Leave the pictures out and retype the lines from the beginning through the line with "import plotly.graph_objects as go", both ends included.
+++ DATA +++
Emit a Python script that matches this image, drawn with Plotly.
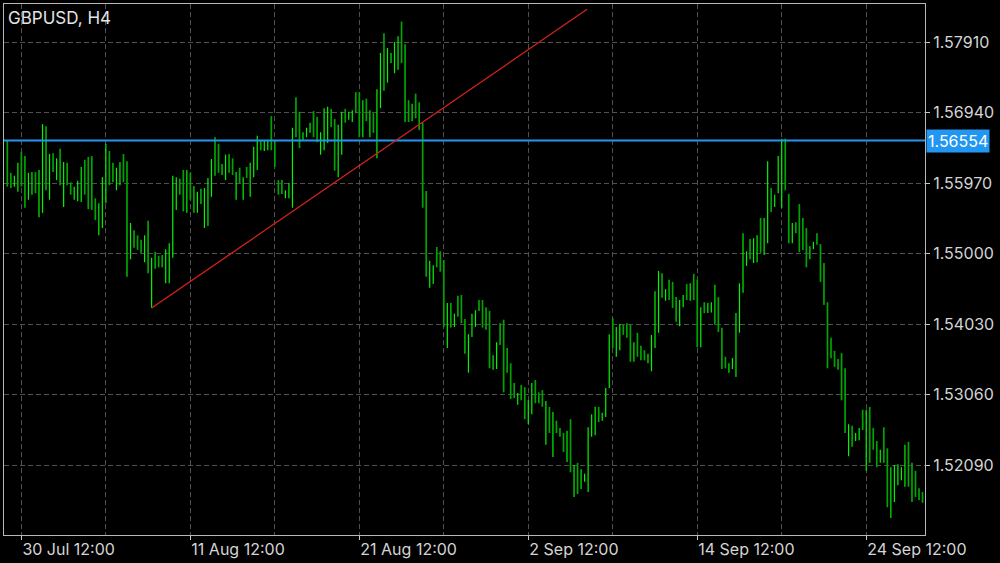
import plotly.graph_objects as go

# ---- data ----
high = [
    1.5655, 1.5611, 1.5607, 1.5625, 1.5640, 1.5634, 1.5611, 1.5612, 1.5612, 1.5615,
    1.5678, 1.5675, 1.5637, 1.5638, 1.5631, 1.5644, 1.5626, 1.5625, 1.5598, 1.5592,
    1.5600, 1.5619, 1.5629, 1.5633, 1.5634, 1.5576, 1.5569, 1.5605, 1.5651, 1.5641,
    1.5625, 1.5618, 1.5626, 1.5637, 1.5627, 1.5542, 1.5532, 1.5525, 1.5519, 1.5525,
    1.5545, 1.5494, 1.5502, 1.5497, 1.5498, 1.5506, 1.5514, 1.5607, 1.5605, 1.5603,
    1.5615, 1.5615, 1.5611, 1.5593, 1.5585, 1.5589, 1.5590, 1.5604, 1.5630, 1.5660,
    1.5651, 1.5623, 1.5636, 1.5637, 1.5631, 1.5612, 1.5618, 1.5605, 1.5619, 1.5625,
    1.5647, 1.5662, 1.5656, 1.5656, 1.5656, 1.5689, 1.5656, 1.5601, 1.5601, 1.5587,
    1.5597, 1.5673, 1.5715, 1.5695, 1.5667, 1.5673, 1.5680, 1.5696, 1.5688, 1.5667,
    1.5700, 1.5702, 1.5699, 1.5685, 1.5677, 1.5695, 1.5699, 1.5695, 1.5697, 1.5722,
    1.5722, 1.5711, 1.5713, 1.5697, 1.5693, 1.5726, 1.5776, 1.5803, 1.5783, 1.5776,
    1.5791, 1.5799, 1.5819, 1.5788, 1.5711, 1.5706, 1.5720, 1.5708, 1.5680, 1.5586,
    1.5490, 1.5484, 1.5509, 1.5503, 1.5491, 1.5432, 1.5432, 1.5417, 1.5442, 1.5443,
    1.5410, 1.5389, 1.5417, 1.5422, 1.5436, 1.5436, 1.5426, 1.5421, 1.5360, 1.5378,
    1.5404, 1.5409, 1.5370, 1.5349, 1.5322, 1.5308, 1.5319, 1.5316, 1.5298, 1.5322,
    1.5326, 1.5309, 1.5312, 1.5297, 1.5289, 1.5282, 1.5270, 1.5260, 1.5253, 1.5256,
    1.5272, 1.5209, 1.5212, 1.5203, 1.5197, 1.5261, 1.5279, 1.5289, 1.5289, 1.5281,
    1.5315, 1.5389, 1.5411, 1.5399, 1.5403, 1.5402, 1.5404, 1.5402, 1.5378, 1.5391,
    1.5373, 1.5367, 1.5362, 1.5388, 1.5448, 1.5476, 1.5473, 1.5451, 1.5464, 1.5461,
    1.5440, 1.5436, 1.5443, 1.5458, 1.5459, 1.5472, 1.5464, 1.5426, 1.5433, 1.5432,
    1.5433, 1.5457, 1.5440, 1.5398, 1.5358, 1.5349, 1.5356, 1.5418, 1.5459, 1.5528,
    1.5503, 1.5520, 1.5521, 1.5525, 1.5549, 1.5549, 1.5627, 1.5590, 1.5581, 1.5634,
    1.5658, 1.5658, 1.5582, 1.5542, 1.5543, 1.5568, 1.5549, 1.5535, 1.5510, 1.5516,
    1.5528, 1.5513, 1.5487, 1.5433, 1.5384, 1.5366, 1.5355, 1.5363, 1.5342, 1.5265,
    1.5263, 1.5253, 1.5260, 1.5285, 1.5285, 1.5289, 1.5260, 1.5242, 1.5230, 1.5261,
    1.5232, 1.5206, 1.5209, 1.5210, 1.5206, 1.5237, 1.5241, 1.5212, 1.5201, 1.5177,
    1.5172,
]
low = [
    1.5592, 1.5590, 1.5592, 1.5585, 1.5592, 1.5563, 1.5574, 1.5581, 1.5583, 1.5550,
    1.5556, 1.5587, 1.5574, 1.5612, 1.5601, 1.5594, 1.5564, 1.5594, 1.5581, 1.5574,
    1.5572, 1.5571, 1.5581, 1.5561, 1.5560, 1.5546, 1.5525, 1.5535, 1.5569, 1.5594,
    1.5598, 1.5587, 1.5594, 1.5598, 1.5468, 1.5492, 1.5508, 1.5505, 1.5501, 1.5488,
    1.5473, 1.5425, 1.5479, 1.5481, 1.5481, 1.5459, 1.5459, 1.5494, 1.5560, 1.5581,
    1.5558, 1.5556, 1.5574, 1.5556, 1.5556, 1.5568, 1.5535, 1.5538, 1.5578, 1.5607,
    1.5611, 1.5608, 1.5601, 1.5611, 1.5608, 1.5574, 1.5597, 1.5574, 1.5604, 1.5578,
    1.5605, 1.5615, 1.5642, 1.5641, 1.5642, 1.5642, 1.5619, 1.5581, 1.5582, 1.5576,
    1.5576, 1.5563, 1.5660, 1.5645, 1.5656, 1.5660, 1.5666, 1.5660, 1.5653, 1.5636,
    1.5642, 1.5652, 1.5674, 1.5614, 1.5605, 1.5636, 1.5680, 1.5684, 1.5681, 1.5693,
    1.5660, 1.5660, 1.5682, 1.5660, 1.5666, 1.5631, 1.5700, 1.5724, 1.5735, 1.5762,
    1.5748, 1.5753, 1.5762, 1.5681, 1.5681, 1.5682, 1.5686, 1.5670, 1.5563, 1.5468,
    1.5453, 1.5458, 1.5481, 1.5475, 1.5399, 1.5370, 1.5398, 1.5399, 1.5413, 1.5404,
    1.5362, 1.5336, 1.5385, 1.5399, 1.5421, 1.5398, 1.5395, 1.5342, 1.5340, 1.5341,
    1.5374, 1.5309, 1.5336, 1.5300, 1.5301, 1.5292, 1.5298, 1.5272, 1.5265, 1.5279,
    1.5294, 1.5294, 1.5289, 1.5237, 1.5253, 1.5220, 1.5253, 1.5248, 1.5227, 1.5213,
    1.5199, 1.5165, 1.5169, 1.5176, 1.5186, 1.5172, 1.5248, 1.5250, 1.5268, 1.5270,
    1.5275, 1.5315, 1.5370, 1.5358, 1.5367, 1.5388, 1.5384, 1.5351, 1.5351, 1.5358,
    1.5353, 1.5353, 1.5349, 1.5338, 1.5370, 1.5391, 1.5439, 1.5435, 1.5436, 1.5425,
    1.5406, 1.5400, 1.5426, 1.5436, 1.5435, 1.5436, 1.5371, 1.5371, 1.5418, 1.5418,
    1.5419, 1.5402, 1.5392, 1.5341, 1.5342, 1.5336, 1.5341, 1.5330, 1.5391, 1.5446,
    1.5483, 1.5492, 1.5487, 1.5488, 1.5501, 1.5498, 1.5514, 1.5557, 1.5564, 1.5583,
    1.5563, 1.5587, 1.5514, 1.5514, 1.5528, 1.5502, 1.5505, 1.5481, 1.5492, 1.5506,
    1.5512, 1.5461, 1.5429, 1.5342, 1.5356, 1.5344, 1.5340, 1.5298, 1.5253, 1.5221,
    1.5234, 1.5242, 1.5243, 1.5257, 1.5201, 1.5212, 1.5230, 1.5206, 1.5212, 1.5212,
    1.5151, 1.5136, 1.5158, 1.5181, 1.5188, 1.5179, 1.5179, 1.5158, 1.5165, 1.5161,
    1.5157,
]
# u = bullish (bright) bar, d = bearish (dark) bar
direction = (
    "dduudduudu" "ududududdu" "uudddduuud" "duuddudddu" "duddduuuud"
    "dudduduuud" "duuddududu" "uuduuddddu" "uudduuuddu" "uudduuduud"
    "dududuuduu" "uudddudddd" "uudddududd" "duuudddduu" "dddddudduu"
    "dddududddu" "duduuuuudu" "uuduudddud" "dduuuududd" "duududdudu"
    "udddduuuuu" "uduuduuduu" "uddudddduu" "dddddddddu" "duududddud"
    "duuuuudddd" "d"
)
assert len(high) == len(low) == len(direction)

x_tick_bars = [4, 52, 100, 148, 196, 244]
x_tick_labels = ["30 Jul 12:00", "11 Aug 12:00", "21 Aug 12:00",
                 "2 Sep 12:00", "14 Sep 12:00", "24 Sep 12:00"]
x_minor_bars = [28, 76, 124, 172, 220]
y_ticks = [1.52090, 1.53060, 1.54030, 1.55000, 1.55970, 1.56940, 1.57910]

price_level = 1.56554
trend_x = [41, 164.7]
trend_y = [1.5425, 1.5836]

symbol_title = "GBPUSD, H4"

# ---- build ----
bars = list(range(len(high)))
opens = [lo if d == "u" else hi for hi, lo, d in zip(high, low, direction)]
closes = [hi if d == "u" else lo for hi, lo, d in zip(high, low, direction)]

FONT = "Inter, 'Liberation Sans', Arial, sans-serif"
GRID = "#505050"
TXT = "#d4d4d4"
X0, X1 = -0.94, 260.7

fig = go.Figure()
fig.add_trace(go.Ohlc(
    x=bars, open=opens, high=high, low=low, close=closes,
    tickwidth=0,
    increasing=dict(line=dict(color="#00f500", width=1.2)),
    decreasing=dict(line=dict(color="#00a400", width=1.7)),
    showlegend=False, hoverinfo="skip",
))
fig.add_trace(go.Scatter(
    x=[X0, X1], y=[price_level, price_level], mode="lines",
    line=dict(color="#2196f3", width=2), showlegend=False, hoverinfo="skip",
))
fig.add_trace(go.Scatter(
    x=trend_x, y=trend_y, mode="lines",
    line=dict(color="#d4231a", width=1.3), showlegend=False, hoverinfo="skip",
))

fig.add_annotation(
    x=1, xref="paper", y=price_level, yref="y", xanchor="left", yanchor="middle",
    text=f"{price_level:.5f}", showarrow=False, xshift=1,
    bgcolor="#2196f3", borderpad=1,
    font=dict(family=FONT, size=16, color="#ffffff"),
)
fig.add_annotation(
    x=0, xref="paper", y=1, yref="paper", xanchor="left", yanchor="top",
    text=symbol_title, showarrow=False, xshift=2, yshift=-2,
    font=dict(family=FONT, size=17, color="#e4e4e4"),
)

fig.update_layout(
    width=1000, height=563,
    margin=dict(l=4, r=75, t=4, b=28, autoexpand=False),
    paper_bgcolor="#000000", plot_bgcolor="#000000",
    font=dict(family=FONT, size=16, color=TXT),
    xaxis=dict(
        range=[X0, X1], rangeslider=dict(visible=False), automargin=False,
        tickmode="array", tickvals=x_tick_bars, ticktext=x_tick_labels,
        ticklabelposition="outside right",
        ticks="outside", ticklen=4, tickcolor="#c8c8c8",
        showgrid=True, gridcolor=GRID, gridwidth=1, griddash="5px,3px",
        minor=dict(tickmode="array", tickvals=x_minor_bars, showgrid=True,
                   gridcolor=GRID, gridwidth=1, griddash="5px,3px", ticks=""),
        showline=True, linecolor="#b8b8b8", linewidth=1, mirror=True,
        zeroline=False, tickfont=dict(family=FONT, size=16, color=TXT),
    ),
    yaxis=dict(
        side="right", range=[1.51127, 1.58433], automargin=False,
        tickmode="array", tickvals=y_ticks, tickformat=".5f",
        ticks="outside", ticklen=4, tickcolor="#c8c8c8",
        showgrid=True, gridcolor=GRID, gridwidth=1, griddash="5px,3px",
        showline=True, linecolor="#b8b8b8", linewidth=1, mirror=True,
        zeroline=False, tickfont=dict(family=FONT, size=16, color=TXT),
    ),
)

fig.write_html(
    "out.html",
    config={"displayModeBar": False},
    post_script="document.body.style.margin='0';document.body.style.background='#000';",
)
+++
▶ _ANSWER TO THE EXERCISE_:
Emit a Python script that matches this image, drawn with Plotly.
import plotly.graph_objects as go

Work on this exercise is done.